After all, there seems to be little to sound the alarm bells in yesterday’s open-label phase I non-Hodgkin’s lymphoma trial, as revealed at the International Conference on Malignant Lymphoma.

On the contrary: with 15 heavily pretreated patients enrolled now, nine have shown objective responses, including two complete remissions. This compares with a 10-patient November 2014 data cut that showed four objective responses of which one was complete, and suggests a promising strengthening of the result over time.

Perhaps even more impressive was that the cohort now includes the first patient with an EZH2 tumour mutation known as Y646H. This patient had failed six prior lines of therapy, yet developed a partial remission after 16 weeks of tazemetostat (EPZ-6438), and remains in the study.

This is interesting because tazemetostat is an EZH2 inhibitor, and the finding suggests that it has potential as a specifically targeted therapy.

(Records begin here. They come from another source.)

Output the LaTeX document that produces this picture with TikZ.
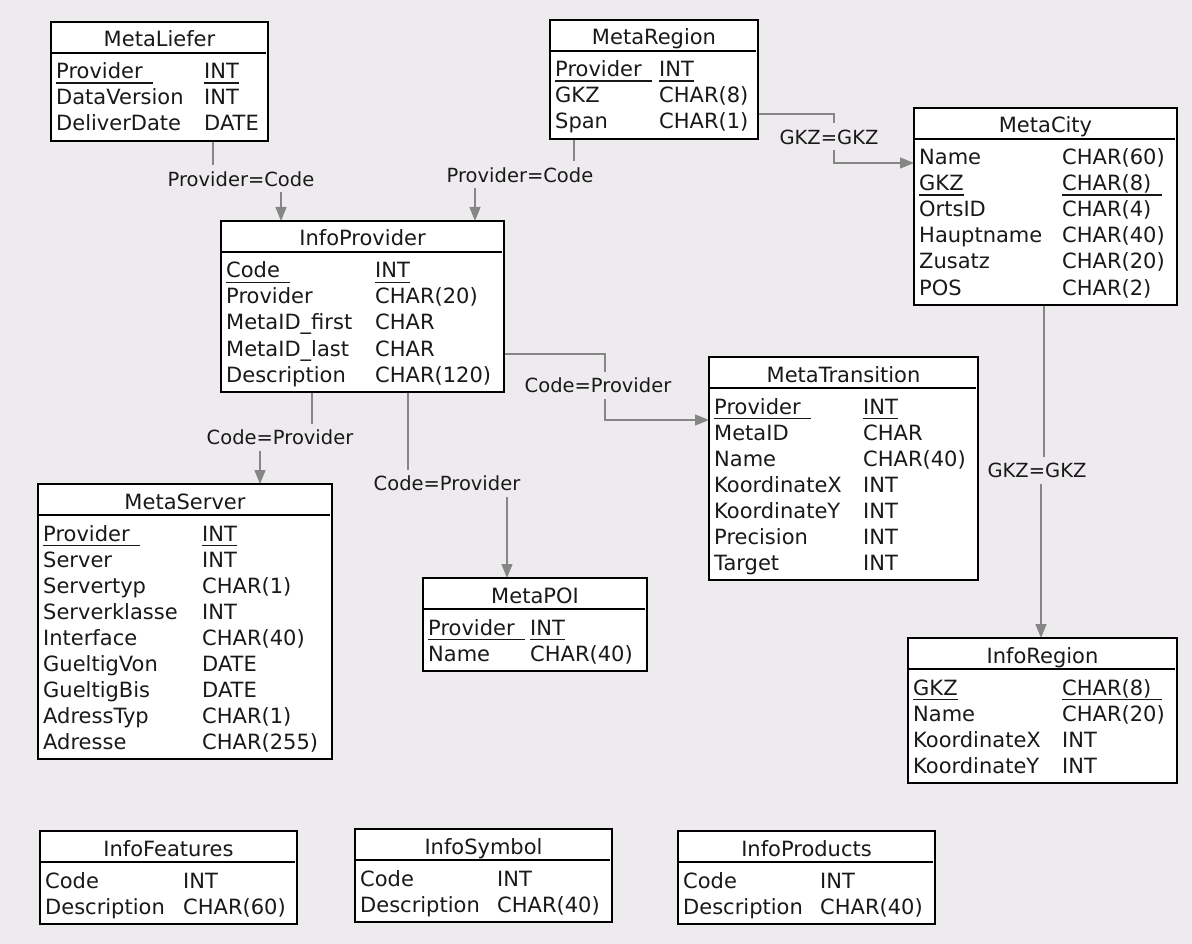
\documentclass[tikz,border=0pt]{standalone}
\usepackage{fontspec}
\setmainfont{DejaVu Sans}
\usetikzlibrary{arrows.meta,calc}
\definecolor{canvas}{HTML}{EEEBEE}
\definecolor{wire}{HTML}{868686}
\pgfdeclarelayer{bg}
\pgfdeclarelayer{wires}
\pgfsetlayers{bg,wires,main}

% key columns are underlined; \pks adds a trailing blank under the rule
\newcommand\pk[1]{\setbox0\hbox{#1}\rlap{\rule[-4.8pt]{\wd0}{1.3pt}}\box0}
\newcommand\pks[1]{\pk{#1\hspace{0.5em}}}

\tikzset{
  tbl/.style={draw=black, line width=1.2pt, fill=white, rectangle, inner sep=0pt, outer sep=0pt},
  txt/.style={inner sep=0pt, text=black!90, font=\fontsize{21pt}{26pt}\selectfont},
  titlerule/.style={line width=1.8pt},
  rel/.style={draw=wire, line width=1.4pt, -{Triangle[length=14pt,width=11pt]}},
  lbl/.style={fill=canvas, inner xsep=3pt, inner ysep=6pt, text height=15pt, text depth=0pt,
              text=black!90, font=\fontsize{19.5pt}{24pt}\selectfont},
}

% #1 name, #2 left, #3 top, #4 width, #5 type column offset, #6 rows, #7 title, #8 field/type list
\newcommand\ertable[8]{%
  \pgfmathsetmacro\tabh{41+26*#6}%
  \node[tbl, minimum width=#4pt, minimum height=\tabh pt, anchor=north west] (#1) at (#2,#3) {};
  \node[txt, anchor=base] (#1-title) at ($(#1.north)+(0,25)$) {#7};
  \draw[titlerule] ($(#1.north west)+(1,31)$) -- ($(#1.north east)+(-2,31)$);
  \foreach \fa/\fb [count=\i] in {#8} {
    \node[txt, anchor=base west] (#1-\i-a) at ($(#1.north west)+(5,{57+26*(\i-1)})$) {\fa};
    \node[txt, anchor=base west] (#1-\i-b) at ($(#1.north west)+(#5,{57+26*(\i-1)})$) {\fb};
  }%
}

\begin{document}
\begin{tikzpicture}[x=1pt,y=-1pt]
\begin{pgfonlayer}{bg}
  \fill[canvas] (0,0) rectangle (1192,944);
\end{pgfonlayer}
\useasboundingbox (0,0) rectangle (1192,944);

\ertable{ml}{51}{22}{217}{153}{3}{MetaLiefer}
  {\pks{Provider}/\pk{INT}, DataVersion/INT, DeliverDate/DATE}
\ertable{mr}{550}{20}{208}{109}{3}{MetaRegion}
  {\pks{Provider}/\pk{INT}, GKZ/CHAR(8), Span/CHAR(1)}
\ertable{mc}{914}{108}{263}{148}{6}{MetaCity}
  {Name/CHAR(60), \pk{GKZ}/\pks{CHAR(8)}, OrtsID/CHAR(4), Hauptname/CHAR(40), Zusatz/CHAR(20), POS/CHAR(2)}
\ertable{ip}{221}{221}{283}{154}{5}{InfoProvider}
  {\pks{Code}/\pk{INT}, Provider/CHAR(20), MetaID\_first/CHAR, MetaID\_last/CHAR, Description/CHAR(120)}
\ertable{mt}{709}{357}{269}{154}{7}{MetaTransition}
  {\pks{Provider}/\pk{INT}, MetaID/CHAR, Name/CHAR(40), KoordinateX/INT, KoordinateY/INT, Precision/INT, Target/INT}
\ertable{ms}{38}{484}{294}{164}{9}{MetaServer}
  {\pks{Provider}/\pk{INT}, Server/INT, Servertyp/CHAR(1), Serverklasse/INT, Interface/CHAR(40),
   GueltigVon/DATE, GueltigBis/DATE, AdressTyp/CHAR(1), Adresse/CHAR(255)}
\ertable{mp}{423}{578}{224}{107}{2}{MetaPOI}
  {\pks{Provider}/\pk{INT}, Name/CHAR(40)}
\ertable{ir}{908}{638}{269}{154}{4}{InfoRegion}
  {\pk{GKZ}/\pks{CHAR(8)}, Name/CHAR(20), KoordinateX/INT, KoordinateY/INT}
\ertable{if}{40}{831}{257}{143}{2}{InfoFeatures}
  {Code/INT, Description/CHAR(60)}
\ertable{is}{355}{829}{257}{142}{2}{InfoSymbol}
  {Code/INT, Description/CHAR(40)}
\ertable{iq}{678}{831}{257}{142}{2}{InfoProducts}
  {Code/INT, Description/CHAR(40)}

% join conditions
\node[lbl] (l1) at (241,179) {Provider=Code};
\node[lbl] (l2) at (520,175) {Provider=Code};
\node[lbl] (l3) at (829,137) {GKZ=GKZ};
\node[lbl] (l4) at (598,385) {Code=Provider};
\node[lbl] (l5) at (280,437) {Code=Provider};
\node[lbl] (l6) at (447,483) {Code=Provider};
\node[lbl] (l7) at (1037,470) {GKZ=GKZ};

\begin{pgfonlayer}{wires}
  \draw[rel] ([xshift=162pt]ml.south west) |- (l1.center) -| ([xshift=60pt]ip.north west);
  \draw[rel] ([xshift=24pt]mr.south west) |- (l2.center) -| ([xshift=254pt]ip.north west);
  \draw[rel] ([yshift=-94pt]mr.north east) -| ([xshift=5pt]l3.center) |- ([yshift=-55pt]mc.north west);
  \draw[rel] ([yshift=-133pt]ip.north east) -| ([xshift=7pt]l4.center) |- ([yshift=-63pt]mt.north west);
  \draw[rel] ([xshift=91pt]ip.south west) |- (l5.center) -| ([xshift=222pt]ms.north west);
  \draw[rel] ([xshift=187pt]ip.south west) |- (l6.center) -| ([xshift=84pt]mp.north west);
  \draw[rel] ([xshift=130pt]mc.south west) |- (l7.center) -| ([xshift=133pt]ir.north west);
\end{pgfonlayer}
\end{tikzpicture}
\end{document}
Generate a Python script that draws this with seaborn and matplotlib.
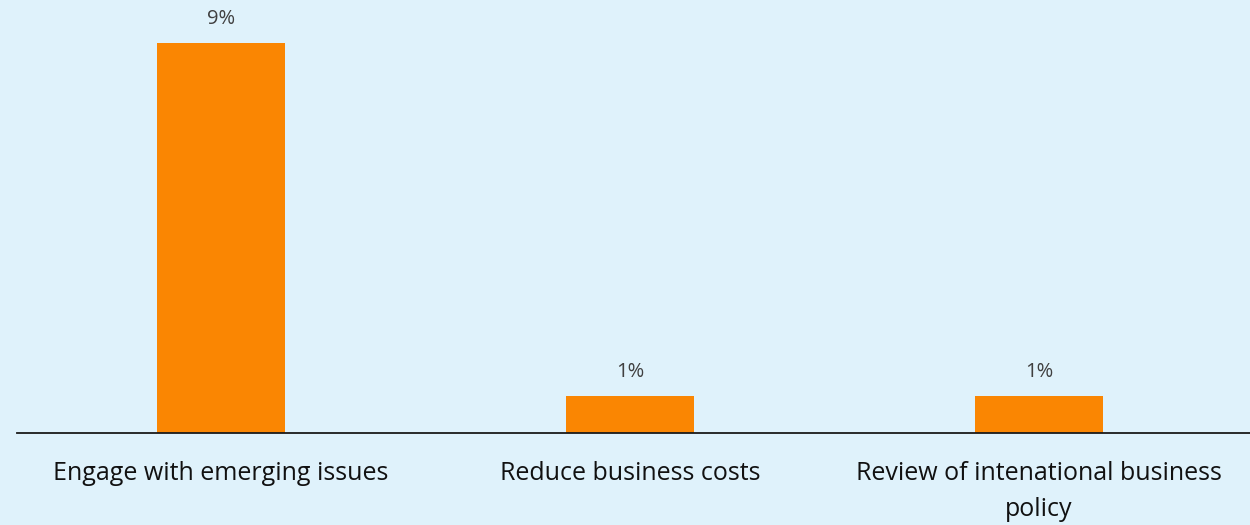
import matplotlib
matplotlib.use("Agg")
import matplotlib.pyplot as plt
import seaborn as sns
import pandas as pd

categories = ["Engage with emerging issues", "Reduce business costs",
              "Review of intenational business\npolicy"]
values = [9.4, 0.9, 0.9]
value_labels = ["9%", "1%", "1%"]

bg = "#DFF2FB"
sns.set_style("white")
plt.rcParams['font.family'] = ['Open Sans', 'DejaVu Sans']

fig = plt.figure(figsize=(12.5, 5.25), dpi=100)
fig.patch.set_facecolor(bg)
ax = fig.add_axes([0.0136, 0.1752, 0.9864, 0.8248])
ax.set_facecolor(bg)

df = pd.DataFrame({"cat": categories, "val": values})
sns.barplot(data=df, x="cat", y="val", color="#FA8602", width=0.313,
            saturation=1, ax=ax, edgecolor="none")
ax.set_xlim(-0.499, 2.516)
ax.set_ylim(0, 9.4 * 433 / 390)

for i, (v, lab) in enumerate(zip(values, value_labels)):
    ax.annotate(lab, (i, v), xytext=(0, 10), textcoords="offset points",
                ha="center", va="bottom", fontsize=14.5, color="#404040")

for s in ["left", "right", "top"]:
    ax.spines[s].set_visible(False)
ax.spines["bottom"].set_color("#1a1a1a")
ax.spines["bottom"].set_linewidth(1.3)
ax.set_yticks([])
ax.set_xlabel("")
ax.set_ylabel("")
ax.tick_params(axis="x", length=0, pad=20, labelsize=18, labelcolor="#111111")
for t in ax.get_xticklabels():
    t.set_linespacing(1.6)

fig.savefig("out.png", dpi=100, facecolor=bg)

EZH2 is a histone methyltransferase, whose inhibition is thought to affect gene expression – an example of epigenetics.

Partnering?

In the current market such an asset, though early-stage, should be able to attract significant partnering interest; indeed, Epizyme already has separate licensees that might want to take a look, including Celgene, GlaxoSmithKline and Roche.

Epizyme's problem is that in buying rights back from Eisai for $40m up front it gave up a surprisingly high mid-teen royalty, plus future milestone fees, to the Japanese firm. Thus, with Eisai already having secured a healthy interest in tazemetostat, any further licensing deal would need to comprise a relatively high royalty for it to make sense to Epizyme.

Of course, setting an orphan disease price on the project, as well as Epizyme selling it itself, could render the question moot. Epizyme says it wants to retain at least US rights, and possibly commercialise itself in Europe too, so this seems to be what the group has seized on.

It has already started an ambitious 150-patient phase II trial, and plans a second phase II study in adults with INI1-deficient solid tumours, where EZH2 is thought to play a role.

The group had $224m in the bank at the end of the first quarter, but its stock has been on a rollercoaster since December’s ASH meeting, presumably on fears of a dilutive equity fund raising. It closed down 7% on Friday, and was up 30% in early trade today.

If an equity raise is unavoidable then another option could be for Epizyme to try and buy itself out of the future Eisai obligation, a strategy Puma demonstrated perfectly a year ago with its partner Pfizer – just before reporting stellar clinical data. It would just be a case of picking the moment.